Tuesday, December 17, 2013

Crock Pot Bourguignon

This is a great meal to make during the holidays for days when you're shopping and wrapping presents! - 37 Cooks

Crock Pot Bourguignon
by Willie
adapted from Julia Child’s Mastering the Art of French Cooking
(Sorry Julia, it wasn't even a French crockpot.)

4 ounces diced bacon

1 ounce olive oil
2 pounds chuck roast, cut into 2-inch cubes
1 sliced carrot
1/2 diced medium onion
1 teaspoon salt
1/2 teaspoon ground pepper
4 Tablespoons Kary's Dry Roux
1 cup water
1 bay leaf
2 cloves crushed garlic
1/2 teaspoon thyme
2 Tablespoons tomato paste
2 cups beef stock
1 medium onion, cut in half and quartered
1 cup Merlot or Cabernet red wine
1 pound sliced baby bella mushrooms

Brown bacon in olive oil in large heavy skillet.

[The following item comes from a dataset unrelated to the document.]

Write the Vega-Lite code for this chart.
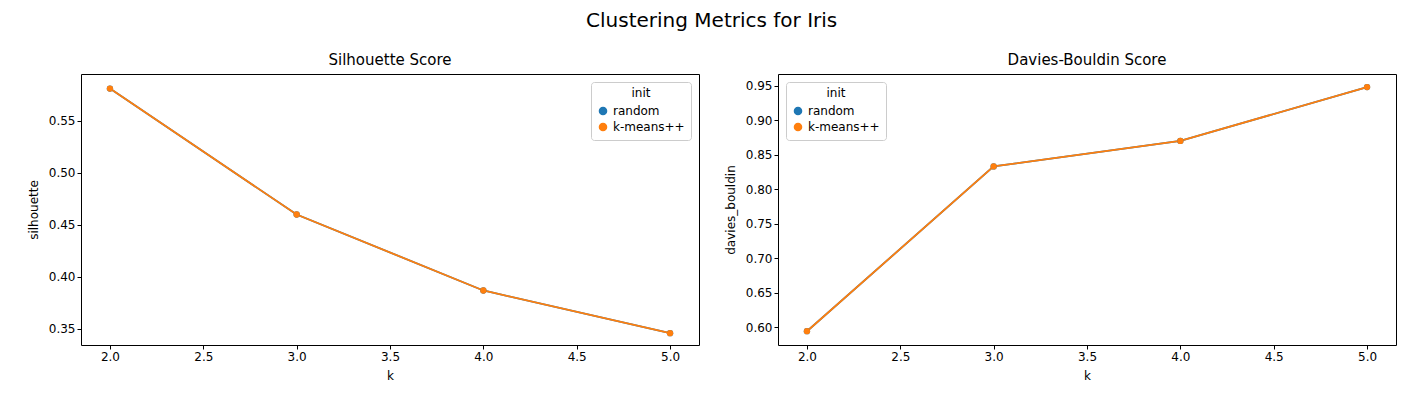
{
  "$schema": "https://vega.github.io/schema/vega-lite/v6.json",
  "background": "white",
  "padding": {"left": 26, "top": 10, "right": 10, "bottom": 5},
  "title": {"text": "Clustering Metrics for Iris", "fontSize": 20, "font": "DejaVu Sans", "fontWeight": "normal", "anchor": "middle", "offset": 22},
  "data": {
    "values": [
      {"k": 2, "init": "random", "silhouette": 0.581, "davies_bouldin": 0.594},
      {"k": 3, "init": "random", "silhouette": 0.460, "davies_bouldin": 0.833},
      {"k": 4, "init": "random", "silhouette": 0.387, "davies_bouldin": 0.870},
      {"k": 5, "init": "random", "silhouette": 0.346, "davies_bouldin": 0.948},
      {"k": 2, "init": "k-means++", "silhouette": 0.581, "davies_bouldin": 0.594},
      {"k": 3, "init": "k-means++", "silhouette": 0.460, "davies_bouldin": 0.833},
      {"k": 4, "init": "k-means++", "silhouette": 0.387, "davies_bouldin": 0.870},
      {"k": 5, "init": "k-means++", "silhouette": 0.346, "davies_bouldin": 0.948}
    ]
  },
  "spacing": 23,
  "hconcat": [
    {
      "title": {"text": "Silhouette Score", "fontSize": 15, "fontWeight": "normal", "font": "DejaVu Sans", "offset": 6},
      "width": 618,
      "height": 271,
      "mark": {"type": "line", "point": {"size": 40, "filled": true}, "strokeWidth": 1.8},
      "encoding": {
        "x": {"field": "k", "type": "quantitative", "scale": {"domain": [1.845, 5.155], "nice": false, "zero": false}, "axis": {"values": [2, 2.5, 3, 3.5, 4, 4.5, 5], "format": ".1f"}},
        "y": {"field": "silhouette", "type": "quantitative", "scale": {"domain": [0.3346, 0.595], "nice": false, "zero": false}, "axis": {"values": [0.35, 0.4, 0.45, 0.5, 0.55], "format": ".2f"}},
        "color": {"field": "init", "type": "nominal", "sort": ["random", "k-means++"], "scale": {"domain": ["random", "k-means++"], "range": ["#1f77b4", "#ff7f0e"]}, "legend": {"orient": "top-right", "offset": 8}},
        "order": {"field": "init", "sort": "descending"}
      }
    },
    {
      "title": {"text": "Davies-Bouldin Score", "fontSize": 15, "fontWeight": "normal", "font": "DejaVu Sans", "offset": 6},
      "width": 618,
      "height": 271,
      "mark": {"type": "line", "point": {"size": 40, "filled": true}, "strokeWidth": 1.8},
      "encoding": {
        "x": {"field": "k", "type": "quantitative", "scale": {"domain": [1.845, 5.155], "nice": false, "zero": false}, "axis": {"values": [2, 2.5, 3, 3.5, 4, 4.5, 5], "format": ".1f"}},
        "y": {"field": "davies_bouldin", "type": "quantitative", "scale": {"domain": [0.574, 0.967], "nice": false, "zero": false}, "axis": {"values": [0.6, 0.65, 0.7, 0.75, 0.8, 0.85, 0.9, 0.95], "format": ".2f"}},
        "color": {"field": "init", "type": "nominal", "sort": ["random", "k-means++"], "scale": {"domain": ["random", "k-means++"], "range": ["#1f77b4", "#ff7f0e"]}, "legend": {"orient": "top-left", "offset": 8}},
        "order": {"field": "init", "sort": "descending"}
      }
    }
  ],
  "resolve": {"scale": {"y": "independent", "color": "independent"}, "legend": {"color": "independent"}},
  "config": {
    "font": "DejaVu Sans",
    "view": {"stroke": "black", "strokeWidth": 1},
    "axis": {"grid": false, "domain": false, "tickColor": "black", "labelColor": "black", "titleColor": "black", "labelFontSize": 12, "titleFontSize": 12, "titleFontWeight": "normal", "tickSize": 4, "titlePadding": 8},
    "legend": {"titleFontSize": 12, "titleFontWeight": "normal", "labelFontSize": 12, "titleAnchor": "middle", "symbolType": "circle", "symbolSize": 50, "strokeColor": "#cccccc", "fillColor": "white", "padding": 6, "cornerRadius": 3}
  }
}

Remove bacon and brown meat in oil. Remove and dry meat with paper towels. Brown carrot and onion in oil. Place bacon, meat, onions and carrots in a crock pot. Sprinkle in salt and pepper. Mix Kary's Dry Roux well with water and pour into crock pot. Add bay leaf, garlic, thyme and tomato paste. Cover mixture with beef stock. Cook in crock pot for 4 hours, or until meat is tender. Add quartered onion slices.

Heat wine in skillet over medium heat. Saute mushrooms in wine until darkened. Add wine and mushrooms to crock pot and mix well. Cook an additional 30 minutes. Remove bay leaf.

Serve over wide egg noodles or with rice.